The Pumpkin Spice Latte (“PSL”) is more than a drink – it’s a state of being. And while Starbucks was not the first to mix pumpkin with pleasure, it did insert a product into the seasonal narrative of your life perhaps more than anything before it. This is no coincidence. The PSL rolled out nationwide in 2004, the same year as Facebook. In the years to follow, social media ascended to become a powerful force in both our social lives and in the media, intertwining “what is sold” with “what is real” in ways we could not see. Today, we are being sold even when we don’t know we’re being sold. At your first double-tap of fall foliage, the data demons begin their usual work, whispering faintly into the algorithm, it’s pumpkin szn, witches. A week and two dozen native ads later, you’re trotting down the street, PSL in hand all like, “It’s pumpkin szn, witches!” while the sweat from a 75-degree day still rolls down your neck.

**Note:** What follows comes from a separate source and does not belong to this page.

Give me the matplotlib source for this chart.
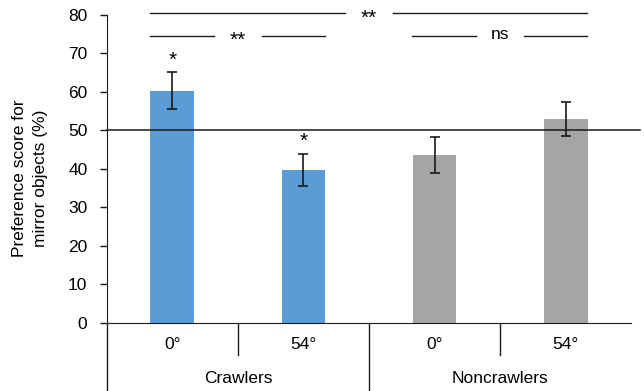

This is not just about Big Coffee, though.
I often question the exact moment I became so susceptible to cult commercial activity. By nature, I am a leader, not a follower. I do not like something because others like it – I have to like it myself. And chances are, if it’s a mass-produced product maniacally pushed on women through our most vulnerable channels, I will be skeptical and at times outraged. So how does this person coexist in the same human body with the person who dragged a FALL Y’ALL yard sign across the Michael’s parking lot last weekend?
I do not know.
But in a critical analysis of my other choices, I realize that lately, I am as pumpkin spice basic as they come.
For one, we take staged family photos once a year. Sometimes twice a year, in the same exact park, like a time lapse video of my beautiful children, my anti-aging husband, and me, the only one who always seems at war with the elements. We use them for non-denominational holiday cards, which I don’t remember receiving as a kid but now flood our mailbox with messages of “peace” and “joy” and “gratitude,” and oh, I am so grateful when I finish designing ours, the stress of whether to pay for foil wrap behind me.

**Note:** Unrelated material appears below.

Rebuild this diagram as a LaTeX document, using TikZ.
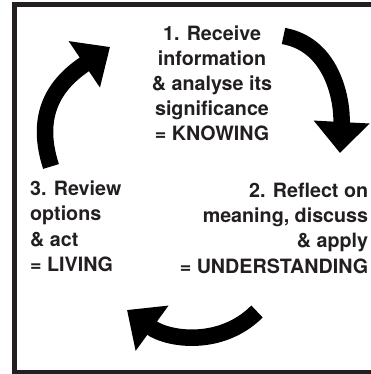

And the signs, which have weaseled their way onto our property. As a matter of principle, I’ve always refused to put words on our walls. (I mean really, what phrase could be so important to permanently inscribe it atop my breakfast nook?) But there is a sneaky loophole. If it’s a seasonal sign, it’s not permanent! I may not want to *Eat Drink and Be Merry* in March, but I’m happy to say *Hello, Pumpkin* in October on a lawn sign or a kitchen towel. When did I buy all these kitchen towels? And what season do these roosters belong in?

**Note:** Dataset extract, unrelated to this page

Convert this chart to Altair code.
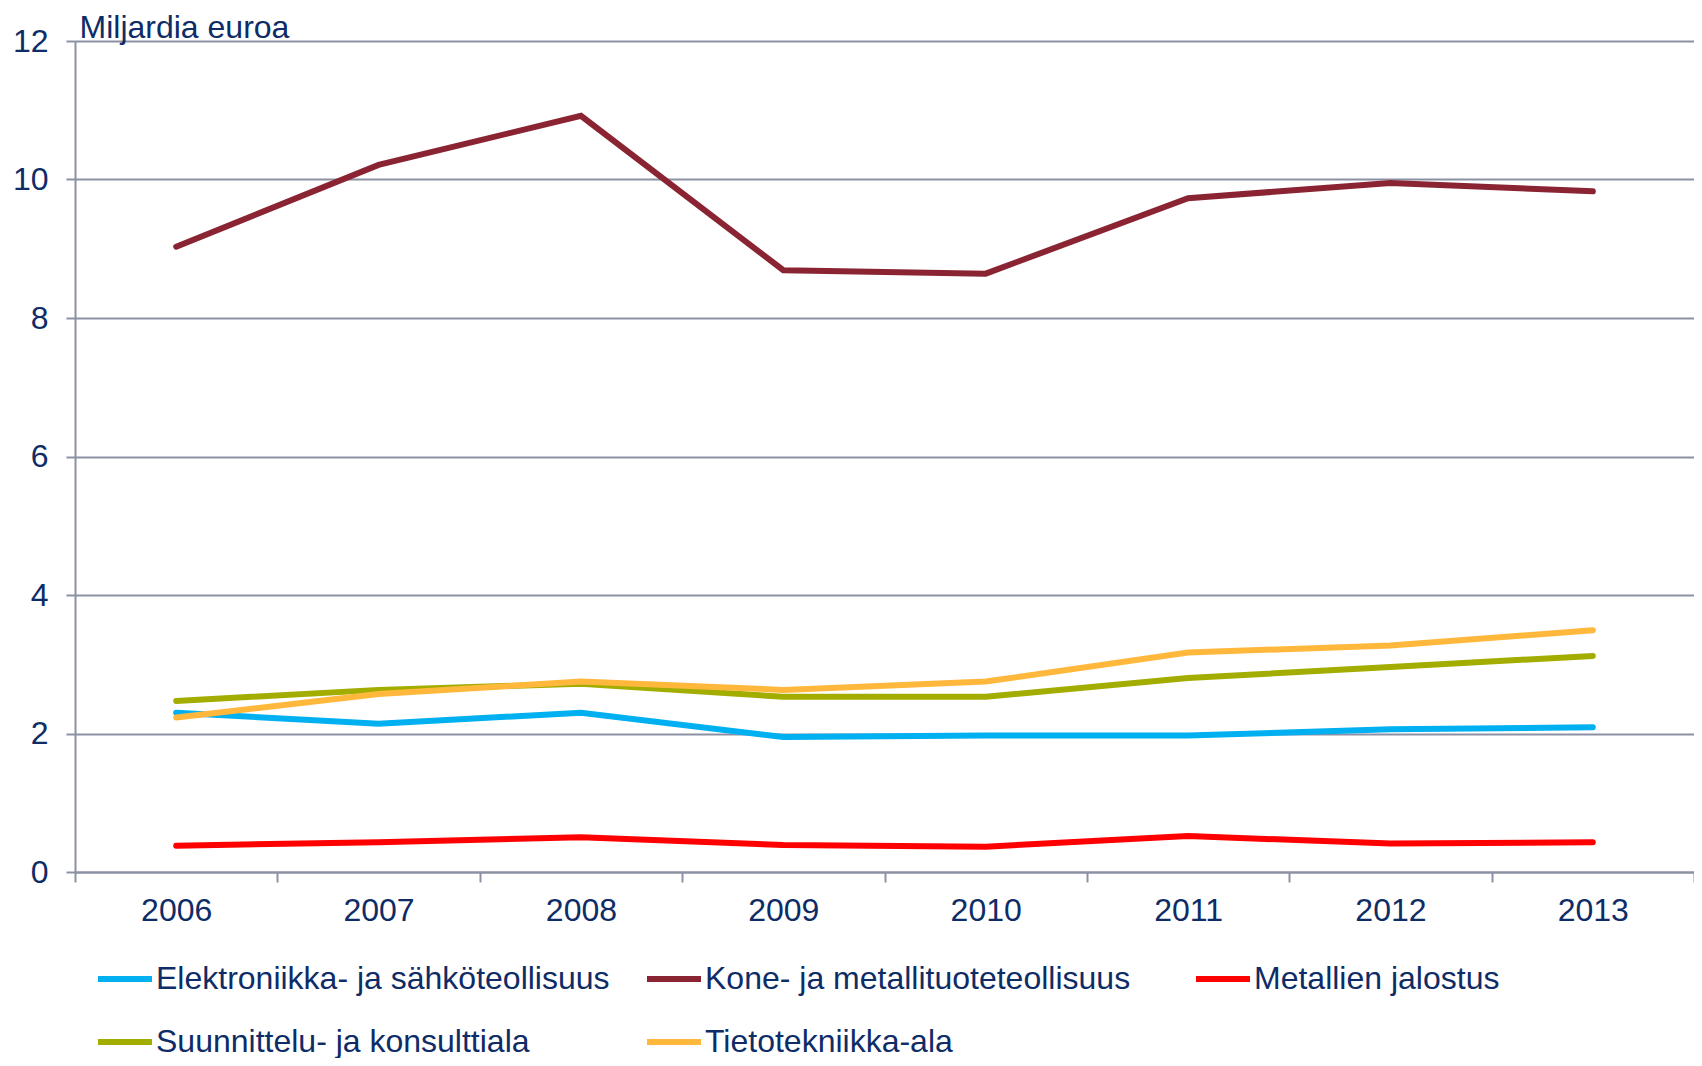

See, it’s all a slippery slope. You can cautiously embrace the PSL, but things can devolve quickly, until one morning your family wakes up in matching sets of holiday pajamas. When did everyone (fellow Jewish friends, I’m looking at you) start buying matching holiday pajamas? Last year, we even went custom with blue tie-dye. I’m not ashamed – they’re sick. But is it basic to match your two year old? You bet.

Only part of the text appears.